His physical training programme is now even stricter, his time more precious. The alarm goes off at 6am, and he is in the gym for 7am. If he feels like he is starting again, on the bottom rung, that’s because he is. “It gies you the hunger, it gies something to fight for,” he says. “You are a nobody again. That’s what you want. You need to be a nobody to become a somebody. You need to have something to fight for.”

One of the reasons he chose to opt for professional boxing over amateur, thereby precluding him from involvement in the next Olympics in Rio de Janeiro, is the difficulty in going “from fighting in front of 13,000 in your home country and everyone going mental and then fighting in Khazakhstan in front of thirteen people”. He will miss his old world, though.

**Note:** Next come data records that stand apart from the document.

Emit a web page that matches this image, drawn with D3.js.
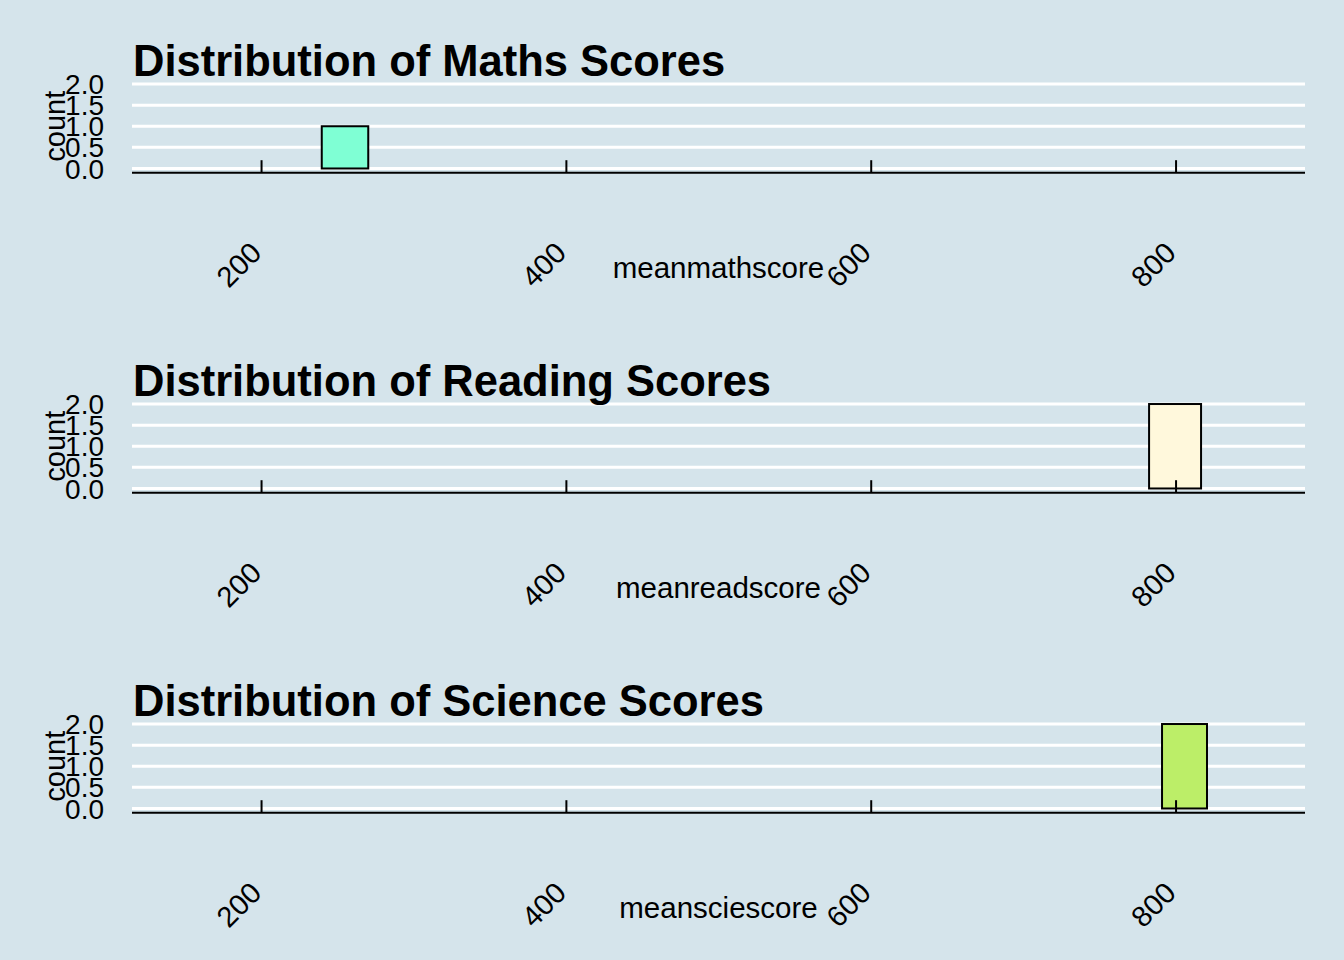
<!DOCTYPE html>
<html>
<head>
<meta charset="utf-8">
<script src="https://cdn.jsdelivr.net/npm/d3@7"></script>
<style>
  html, body { margin: 0; padding: 0; background: #d5e4eb; }
  svg { display: block; }
  text { font-family: "Liberation Sans", Arial, sans-serif; fill: #000; }
</style>
</head>
<body>
<svg id="chart" width="1344" height="960"></svg>
<script>
// ---- data ----
const titles = ["Distribution of Maths Scores", "Distribution of Reading Scores", "Distribution of Science Scores"];
const xTitles = ["meanmathscore", "meanreadscore", "meansciescore"];
const binStarts = [239.5, 782.3, 790.8];
const binEnds = [270.0, 816.4, 820.3];
const counts = [1, 2, 2];
const xTicks = [200, 400, 600, 800];
const yTicks = [0, 0.5, 1, 1.5, 2];
const yTickLabels = ["0.0", "0.5", "1.0", "1.5", "2.0"];
const fills = ["#7fffd4", "#fff8dc", "#bcee68"];

// ---- layout ----
const W = 1344, H = 960;
const plotLeft = 132, plotRight = 1305;
const panelStep = 320;
const panelTop0 = 79.8, panelH = 92.9;

const svg = d3.select("#chart");
svg.append("rect").attr("width", W).attr("height", H).attr("fill", "#d5e4eb");

const x = d3.scaleLinear().domain([115.0, 884.6]).range([plotLeft, plotRight]);

titles.forEach((title, i) => {
  const top = panelTop0 + panelStep * i;
  const bottom = top + panelH;
  const y = d3.scaleLinear().domain([-0.1, 2.1]).range([bottom, top]);
  const g = svg.append("g");

  // gridlines
  g.selectAll("line.grid").data(yTicks).enter().append("line")
    .attr("x1", plotLeft).attr("x2", plotRight)
    .attr("y1", d => y(d)).attr("y2", d => y(d))
    .attr("stroke", "#ffffff").attr("stroke-width", 3);

  // bars
  g.selectAll("rect.bar").data([0]).enter().append("rect")
    .attr("x", () => x(binStarts[i]))
    .attr("width", () => x(binEnds[i]) - x(binStarts[i]))
    .attr("y", () => y(counts[i]))
    .attr("height", () => y(0) - y(counts[i]))
    .attr("fill", fills[i]).attr("stroke", "#000").attr("stroke-width", 2);

  // x axis line + inward ticks
  g.append("line").attr("x1", plotLeft).attr("x2", plotRight)
    .attr("y1", bottom).attr("y2", bottom)
    .attr("stroke", "#000").attr("stroke-width", 2);
  g.selectAll("line.xt").data(xTicks).enter().append("line")
    .attr("x1", d => x(d)).attr("x2", d => x(d))
    .attr("y1", bottom).attr("y2", bottom - 12.5)
    .attr("stroke", "#000").attr("stroke-width", 2);

  // x tick labels rotated
  g.selectAll("text.xl").data(xTicks).enter().append("text")
    .attr("transform", d => `translate(${x(d) + 1.5},${bottom + 82}) rotate(-45)`)
    .attr("text-anchor", "end")
    .style("font-size", "29px")
    .text(d => d);

  // y tick labels
  g.selectAll("text.yl").data(yTicks).enter().append("text")
    .attr("x", 104).attr("y", d => y(d)).attr("dy", "0.36em")
    .attr("text-anchor", "end").style("font-size", "28px")
    .text((d, k) => yTickLabels[k]);

  // y axis title
  g.append("text")
    .attr("transform", `translate(65,${(top + bottom) / 2}) rotate(-90)`)
    .attr("text-anchor", "middle").style("font-size", "29px")
    .text("count");

  // x axis title
  g.append("text")
    .attr("x", (plotLeft + plotRight) / 2).attr("y", 278 + panelStep * i)
    .attr("text-anchor", "middle").style("font-size", "29.5px")
    .text(xTitles[i]);

  // title
  g.append("text")
    .attr("x", 133).attr("y", 75.5 + panelStep * i)
    .style("font-size", "43.5px").style("font-weight", "bold")
    .text(title);
});
</script>
</body>
</html>
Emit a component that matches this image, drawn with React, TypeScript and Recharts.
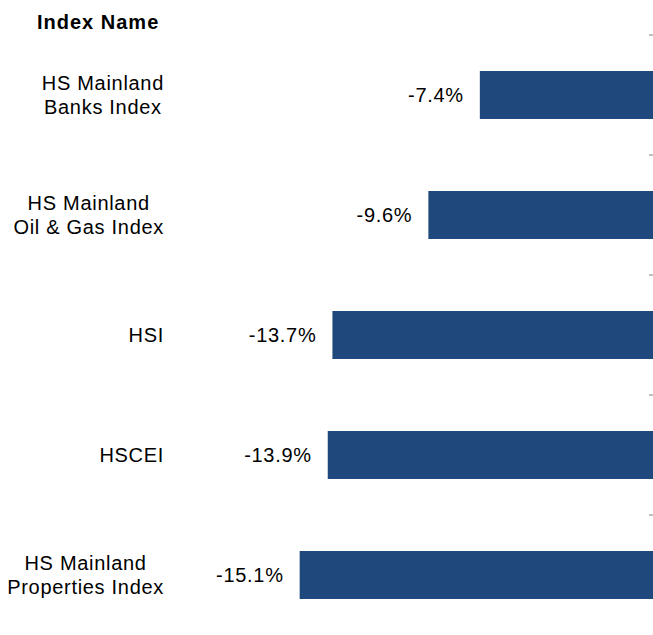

“You don’t realise how lonely the professional side of it is,” he says. “When you are with the amateurs, you are with all the different teams going all over the world, all these nutty countries.”

Four months on, what he achieved at the Commonwealth Games is now only just beginning to sink in. “I was the youngest ever Scottish boxer to win a gold medal – I did not even know that until a couple of weeks ago,” says Flynn, who turned 21 earlier this month, celebrating with a meal at TGI Friday’s at the Glasgow Fort shopping centre. “The whole place started singing ‘Happy Birthday’ to me, it was brutal.” He is already a true pro – giving the photographers what they wanted yesterday by turning up with a black eye, of all things. It helps make him look even more like the cartoonish scamp who captured the hearts of a nation during the summer. He did, however, manage to forget something yesterday – his gold medal. “I am bad for that,” he shrugs. As for the black eye, it was sustained while sparring. He is annoyed with himself.

“It’s the first black eye I have had since I was a boy. Everyone thinks boxers get them all the time,” he says.

“But you don’t really see boxers with black eyes. People think you do but you don’t. Even when you watch pro-boxers you don’t see them walking about with a black eye. I have not had one in years.”